The sting was conducted by the makers of the Academy Award-winning documentary “The Cove,” which exposed dolphin slaughter off the Japanese coast.
The Hump closed shortly afterward as a “self-imposed punishment,” according to the restaurant's website.
“The Hump hopes that by closing its doors, it will help bring awareness to the detrimental effect that illegal whaling has on the preservation of our ocean ecosystems and species,” the site reads.
The U.S attorney's office alleges that the “conspiracy” had been going on for three years.
From 2007 to 2010, “Yamamoto and Ueda allegedly ordered the whale meat from Ginichi Ohira, a Japanese national who previously pleaded guilty to a misdemeanor charge of illegally selling a marine mammal product,” officials said.

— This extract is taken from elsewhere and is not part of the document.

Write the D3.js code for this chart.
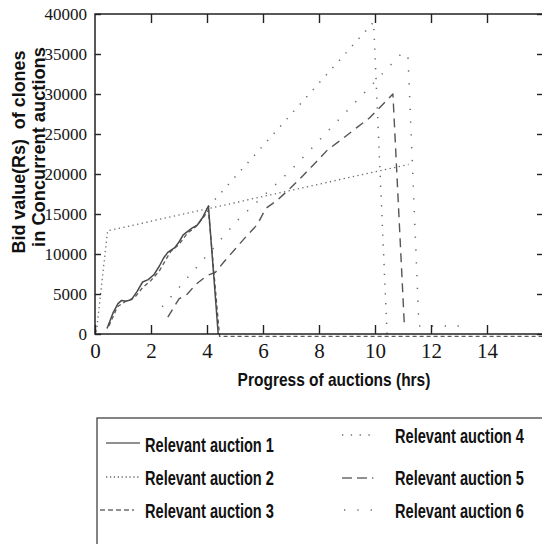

While an International Whaling Commission (IWC) ban on commercial whaling went into effect in 1986, Japan continues the practice, claiming that it is for scientific research.
Ohira pleaded guilty to smuggling the illicit meat in 2011.
The three defendants are expected to face trial later this month.
“If they are convicted of the charges against them in the indictment, Yamamoto would face a statutory maximum penalty of 67 years in federal prison, and Ueda would face a statutory maximum sentence of 10 years,” officials said.